Goal: Reproduce the listing below exactly. Pictures do not belong in the copy.

Given material:
--- start ---
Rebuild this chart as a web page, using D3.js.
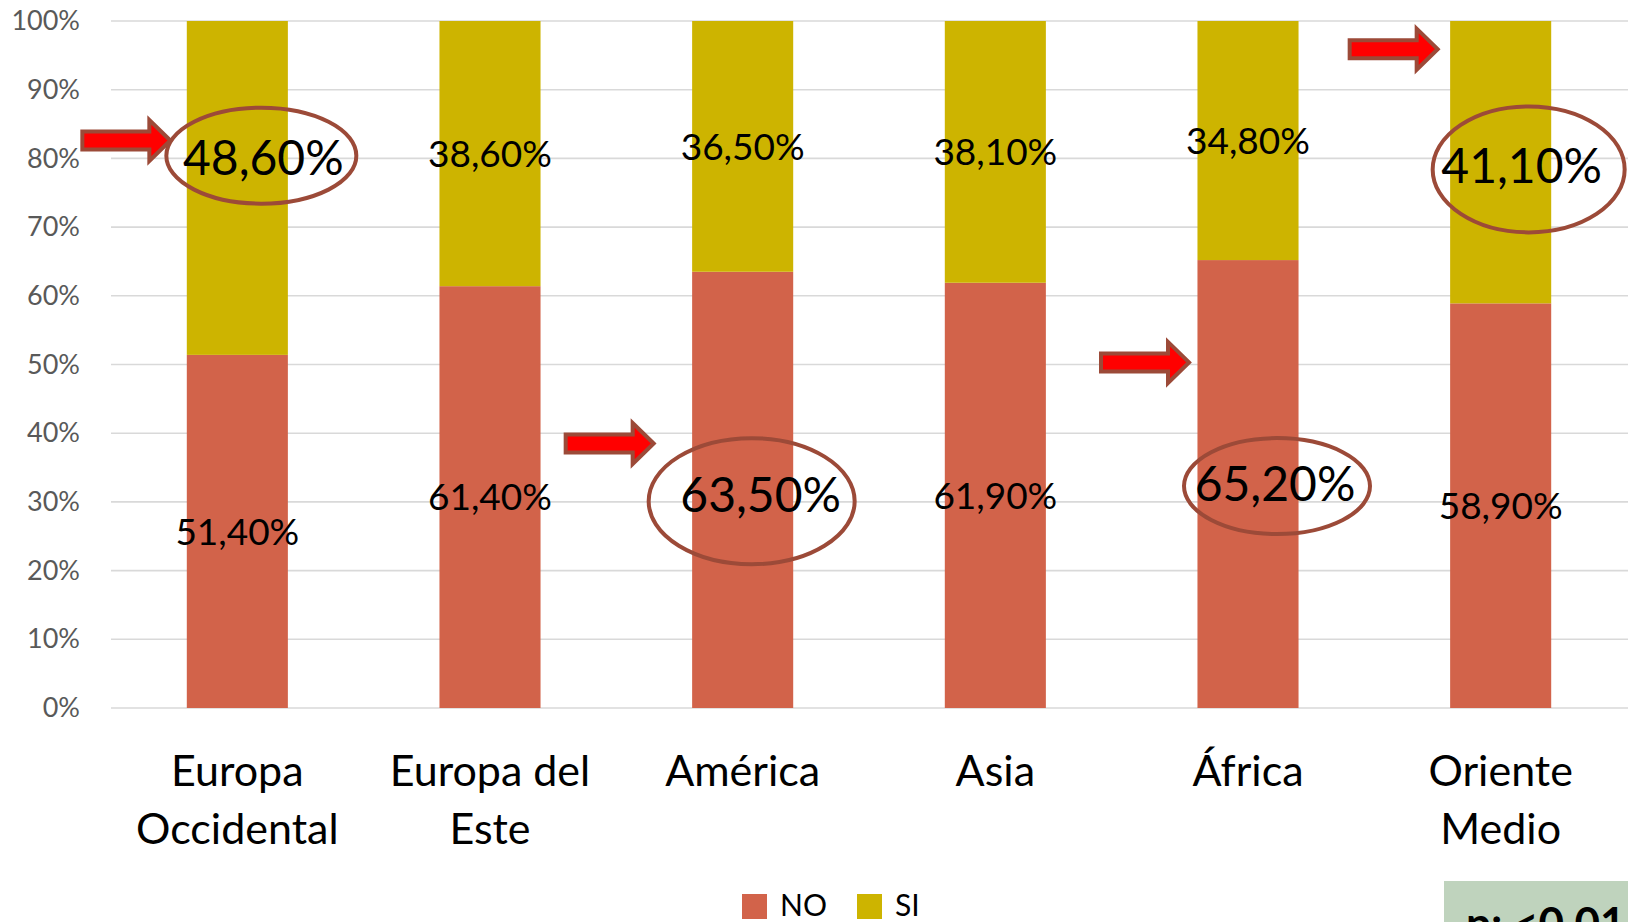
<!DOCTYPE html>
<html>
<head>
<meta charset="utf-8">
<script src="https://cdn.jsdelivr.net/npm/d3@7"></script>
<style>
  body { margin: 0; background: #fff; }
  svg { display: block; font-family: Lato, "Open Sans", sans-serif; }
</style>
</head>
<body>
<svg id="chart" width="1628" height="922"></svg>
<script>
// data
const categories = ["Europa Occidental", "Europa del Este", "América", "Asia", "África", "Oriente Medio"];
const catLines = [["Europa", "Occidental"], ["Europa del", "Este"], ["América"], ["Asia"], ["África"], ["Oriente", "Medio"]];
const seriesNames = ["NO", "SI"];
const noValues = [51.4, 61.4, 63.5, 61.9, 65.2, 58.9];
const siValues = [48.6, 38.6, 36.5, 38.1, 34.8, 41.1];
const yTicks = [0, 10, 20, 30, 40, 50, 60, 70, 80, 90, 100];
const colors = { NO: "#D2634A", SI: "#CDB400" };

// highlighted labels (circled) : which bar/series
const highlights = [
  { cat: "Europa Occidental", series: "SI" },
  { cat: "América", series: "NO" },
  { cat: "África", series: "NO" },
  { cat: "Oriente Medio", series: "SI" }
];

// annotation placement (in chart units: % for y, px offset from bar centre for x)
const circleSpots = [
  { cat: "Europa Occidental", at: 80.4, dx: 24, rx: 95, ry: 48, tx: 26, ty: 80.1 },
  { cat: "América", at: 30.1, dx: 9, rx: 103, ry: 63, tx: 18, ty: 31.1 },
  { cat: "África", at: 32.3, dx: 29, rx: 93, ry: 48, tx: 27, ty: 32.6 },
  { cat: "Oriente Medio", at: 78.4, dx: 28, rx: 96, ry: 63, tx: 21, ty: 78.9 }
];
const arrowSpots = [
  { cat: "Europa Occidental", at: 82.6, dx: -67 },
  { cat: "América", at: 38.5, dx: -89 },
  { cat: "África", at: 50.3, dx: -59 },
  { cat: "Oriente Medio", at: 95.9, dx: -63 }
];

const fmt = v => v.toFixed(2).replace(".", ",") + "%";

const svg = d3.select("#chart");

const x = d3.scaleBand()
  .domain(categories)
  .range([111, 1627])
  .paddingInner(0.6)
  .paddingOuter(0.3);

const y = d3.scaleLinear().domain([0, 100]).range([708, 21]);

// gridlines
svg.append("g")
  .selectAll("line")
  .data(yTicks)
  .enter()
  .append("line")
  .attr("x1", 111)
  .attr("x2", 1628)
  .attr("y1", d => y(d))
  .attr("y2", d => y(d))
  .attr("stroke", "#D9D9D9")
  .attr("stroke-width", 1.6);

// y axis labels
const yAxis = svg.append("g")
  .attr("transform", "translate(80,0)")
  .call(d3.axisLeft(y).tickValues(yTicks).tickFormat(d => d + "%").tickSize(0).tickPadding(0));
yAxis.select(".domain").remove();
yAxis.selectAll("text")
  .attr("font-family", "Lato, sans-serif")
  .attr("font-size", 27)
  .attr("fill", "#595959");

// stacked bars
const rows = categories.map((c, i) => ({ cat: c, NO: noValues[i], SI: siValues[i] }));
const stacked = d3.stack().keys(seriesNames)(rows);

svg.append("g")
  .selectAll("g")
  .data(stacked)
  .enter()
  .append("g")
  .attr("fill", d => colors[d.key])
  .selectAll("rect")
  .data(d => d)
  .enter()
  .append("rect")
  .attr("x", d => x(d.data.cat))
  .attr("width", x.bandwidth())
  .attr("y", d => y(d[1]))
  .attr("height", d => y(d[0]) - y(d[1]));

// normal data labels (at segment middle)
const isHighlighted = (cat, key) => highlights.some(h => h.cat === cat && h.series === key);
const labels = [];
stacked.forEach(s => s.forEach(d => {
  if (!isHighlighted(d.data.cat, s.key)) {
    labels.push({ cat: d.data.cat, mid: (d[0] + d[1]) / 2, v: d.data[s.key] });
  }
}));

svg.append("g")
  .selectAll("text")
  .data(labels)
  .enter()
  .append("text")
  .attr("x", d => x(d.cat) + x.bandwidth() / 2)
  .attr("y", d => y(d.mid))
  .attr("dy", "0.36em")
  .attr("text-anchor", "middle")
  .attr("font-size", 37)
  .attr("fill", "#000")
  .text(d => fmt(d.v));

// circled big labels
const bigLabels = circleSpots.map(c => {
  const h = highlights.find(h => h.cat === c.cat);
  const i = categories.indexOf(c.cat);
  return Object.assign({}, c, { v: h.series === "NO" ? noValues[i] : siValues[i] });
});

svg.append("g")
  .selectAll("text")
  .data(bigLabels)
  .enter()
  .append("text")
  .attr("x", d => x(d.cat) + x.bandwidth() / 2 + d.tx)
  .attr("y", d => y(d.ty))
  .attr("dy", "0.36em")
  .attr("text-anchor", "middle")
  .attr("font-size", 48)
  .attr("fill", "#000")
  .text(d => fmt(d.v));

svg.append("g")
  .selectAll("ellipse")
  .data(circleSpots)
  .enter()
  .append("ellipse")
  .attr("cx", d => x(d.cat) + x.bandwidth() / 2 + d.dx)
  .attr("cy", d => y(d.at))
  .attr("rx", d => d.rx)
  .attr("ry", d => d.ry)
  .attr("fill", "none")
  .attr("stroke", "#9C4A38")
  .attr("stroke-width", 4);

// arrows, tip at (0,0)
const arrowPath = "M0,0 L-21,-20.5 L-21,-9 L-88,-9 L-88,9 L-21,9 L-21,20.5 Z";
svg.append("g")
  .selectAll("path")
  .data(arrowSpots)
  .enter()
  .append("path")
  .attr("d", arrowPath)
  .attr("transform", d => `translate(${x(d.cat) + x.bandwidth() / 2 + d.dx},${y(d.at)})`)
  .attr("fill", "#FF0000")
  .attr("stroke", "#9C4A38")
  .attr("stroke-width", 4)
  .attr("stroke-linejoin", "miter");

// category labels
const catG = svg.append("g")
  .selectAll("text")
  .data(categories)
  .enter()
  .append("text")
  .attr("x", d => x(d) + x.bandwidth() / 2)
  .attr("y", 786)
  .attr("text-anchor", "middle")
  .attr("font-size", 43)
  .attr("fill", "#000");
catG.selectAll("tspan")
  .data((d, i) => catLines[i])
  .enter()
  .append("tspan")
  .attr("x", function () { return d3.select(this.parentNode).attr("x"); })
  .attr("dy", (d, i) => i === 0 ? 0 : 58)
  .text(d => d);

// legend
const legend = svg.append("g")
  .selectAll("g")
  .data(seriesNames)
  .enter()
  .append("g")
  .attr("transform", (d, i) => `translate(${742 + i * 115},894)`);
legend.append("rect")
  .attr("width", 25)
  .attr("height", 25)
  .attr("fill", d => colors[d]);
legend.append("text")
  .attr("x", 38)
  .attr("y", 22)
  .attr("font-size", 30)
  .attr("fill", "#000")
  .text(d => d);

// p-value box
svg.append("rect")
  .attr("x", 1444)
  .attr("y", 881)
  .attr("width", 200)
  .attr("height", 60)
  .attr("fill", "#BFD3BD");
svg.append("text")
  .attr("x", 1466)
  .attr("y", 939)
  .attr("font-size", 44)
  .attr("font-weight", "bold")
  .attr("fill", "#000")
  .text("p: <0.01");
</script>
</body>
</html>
--- end ---
Final result:
Rebuild this chart as a web page, using D3.js.
<!DOCTYPE html>
<html>
<head>
<meta charset="utf-8">
<script src="https://cdn.jsdelivr.net/npm/d3@7"></script>
<style>
  body { margin: 0; background: #fff; }
  svg { display: block; font-family: Lato, "Open Sans", sans-serif; }
</style>
</head>
<body>
<svg id="chart" width="1628" height="922"></svg>
<script>
// data
const categories = ["Europa Occidental", "Europa del Este", "América", "Asia", "África", "Oriente Medio"];
const catLines = [["Europa", "Occidental"], ["Europa del", "Este"], ["América"], ["Asia"], ["África"], ["Oriente", "Medio"]];
const seriesNames = ["NO", "SI"];
const noValues = [51.4, 61.4, 63.5, 61.9, 65.2, 58.9];
const siValues = [48.6, 38.6, 36.5, 38.1, 34.8, 41.1];
const yTicks = [0, 10, 20, 30, 40, 50, 60, 70, 80, 90, 100];
const colors = { NO: "#D2634A", SI: "#CDB400" };

// highlighted labels (circled) : which bar/series
const highlights = [
  { cat: "Europa Occidental", series: "SI" },
  { cat: "América", series: "NO" },
  { cat: "África", series: "NO" },
  { cat: "Oriente Medio", series: "SI" }
];

// annotation placement (in chart units: % for y, px offset from bar centre for x)
const circleSpots = [
  { cat: "Europa Occidental", at: 80.4, dx: 24, rx: 95, ry: 48, tx: 26, ty: 80.1 },
  { cat: "América", at: 30.1, dx: 9, rx: 103, ry: 63, tx: 18, ty: 31.1 },
  { cat: "África", at: 32.3, dx: 29, rx: 93, ry: 48, tx: 27, ty: 32.6 },
  { cat: "Oriente Medio", at: 78.4, dx: 28, rx: 96, ry: 63, tx: 21, ty: 78.9 }
];
const arrowSpots = [
  { cat: "Europa Occidental", at: 82.6, dx: -67 },
  { cat: "América", at: 38.5, dx: -89 },
  { cat: "África", at: 50.3, dx: -59 },
  { cat: "Oriente Medio", at: 95.9, dx: -63 }
];

const fmt = v => v.toFixed(2).replace(".", ",") + "%";

const svg = d3.select("#chart");

const x = d3.scaleBand()
  .domain(categories)
  .range([111, 1627])
  .paddingInner(0.6)
  .paddingOuter(0.3);

const y = d3.scaleLinear().domain([0, 100]).range([708, 21]);

// gridlines
svg.append("g")
  .selectAll("line")
  .data(yTicks)
  .enter()
  .append("line")
  .attr("x1", 111)
  .attr("x2", 1628)
  .attr("y1", d => y(d))
  .attr("y2", d => y(d))
  .attr("stroke", "#D9D9D9")
  .attr("stroke-width", 1.6);

// y axis labels
const yAxis = svg.append("g")
  .attr("transform", "translate(80,0)")
  .call(d3.axisLeft(y).tickValues(yTicks).tickFormat(d => d + "%").tickSize(0).tickPadding(0));
yAxis.select(".domain").remove();
yAxis.selectAll("text")
  .attr("font-family", "Lato, sans-serif")
  .attr("font-size", 27)
  .attr("fill", "#595959");

// stacked bars
const rows = categories.map((c, i) => ({ cat: c, NO: noValues[i], SI: siValues[i] }));
const stacked = d3.stack().keys(seriesNames)(rows);

svg.append("g")
  .selectAll("g")
  .data(stacked)
  .enter()
  .append("g")
  .attr("fill", d => colors[d.key])
  .selectAll("rect")
  .data(d => d)
  .enter()
  .append("rect")
  .attr("x", d => x(d.data.cat))
  .attr("width", x.bandwidth())
  .attr("y", d => y(d[1]))
  .attr("height", d => y(d[0]) - y(d[1]));

// normal data labels (at segment middle)
const isHighlighted = (cat, key) => highlights.some(h => h.cat === cat && h.series === key);
const labels = [];
stacked.forEach(s => s.forEach(d => {
  if (!isHighlighted(d.data.cat, s.key)) {
    labels.push({ cat: d.data.cat, mid: (d[0] + d[1]) / 2, v: d.data[s.key] });
  }
}));

svg.append("g")
  .selectAll("text")
  .data(labels)
  .enter()
  .append("text")
  .attr("x", d => x(d.cat) + x.bandwidth() / 2)
  .attr("y", d => y(d.mid))
  .attr("dy", "0.36em")
  .attr("text-anchor", "middle")
  .attr("font-size", 37)
  .attr("fill", "#000")
  .text(d => fmt(d.v));

// circled big labels
const bigLabels = circleSpots.map(c => {
  const h = highlights.find(h => h.cat === c.cat);
  const i = categories.indexOf(c.cat);
  return Object.assign({}, c, { v: h.series === "NO" ? noValues[i] : siValues[i] });
});

svg.append("g")
  .selectAll("text")
  .data(bigLabels)
  .enter()
  .append("text")
  .attr("x", d => x(d.cat) + x.bandwidth() / 2 + d.tx)
  .attr("y", d => y(d.ty))
  .attr("dy", "0.36em")
  .attr("text-anchor", "middle")
  .attr("font-size", 48)
  .attr("fill", "#000")
  .text(d => fmt(d.v));

svg.append("g")
  .selectAll("ellipse")
  .data(circleSpots)
  .enter()
  .append("ellipse")
  .attr("cx", d => x(d.cat) + x.bandwidth() / 2 + d.dx)
  .attr("cy", d => y(d.at))
  .attr("rx", d => d.rx)
  .attr("ry", d => d.ry)
  .attr("fill", "none")
  .attr("stroke", "#9C4A38")
  .attr("stroke-width", 4);

// arrows, tip at (0,0)
const arrowPath = "M0,0 L-21,-20.5 L-21,-9 L-88,-9 L-88,9 L-21,9 L-21,20.5 Z";
svg.append("g")
  .selectAll("path")
  .data(arrowSpots)
  .enter()
  .append("path")
  .attr("d", arrowPath)
  .attr("transform", d => `translate(${x(d.cat) + x.bandwidth() / 2 + d.dx},${y(d.at)})`)
  .attr("fill", "#FF0000")
  .attr("stroke", "#9C4A38")
  .attr("stroke-width", 4)
  .attr("stroke-linejoin", "miter");

// category labels
const catG = svg.append("g")
  .selectAll("text")
  .data(categories)
  .enter()
  .append("text")
  .attr("x", d => x(d) + x.bandwidth() / 2)
  .attr("y", 786)
  .attr("text-anchor", "middle")
  .attr("font-size", 43)
  .attr("fill", "#000");
catG.selectAll("tspan")
  .data((d, i) => catLines[i])
  .enter()
  .append("tspan")
  .attr("x", function () { return d3.select(this.parentNode).attr("x"); })
  .attr("dy", (d, i) => i === 0 ? 0 : 58)
  .text(d => d);

// legend
const legend = svg.append("g")
  .selectAll("g")
  .data(seriesNames)
  .enter()
  .append("g")
  .attr("transform", (d, i) => `translate(${742 + i * 115},894)`);
legend.append("rect")
  .attr("width", 25)
  .attr("height", 25)
  .attr("fill", d => colors[d]);
legend.append("text")
  .attr("x", 38)
  .attr("y", 22)
  .attr("font-size", 30)
  .attr("fill", "#000")
  .text(d => d);

// p-value box
svg.append("rect")
  .attr("x", 1444)
  .attr("y", 881)
  .attr("width", 200)
  .attr("height", 60)
  .attr("fill", "#BFD3BD");
svg.append("text")
  .attr("x", 1466)
  .attr("y", 939)
  .attr("font-size", 44)
  .attr("font-weight", "bold")
  .attr("fill", "#000")
  .text("p: <0.01");
</script>
</body>
</html>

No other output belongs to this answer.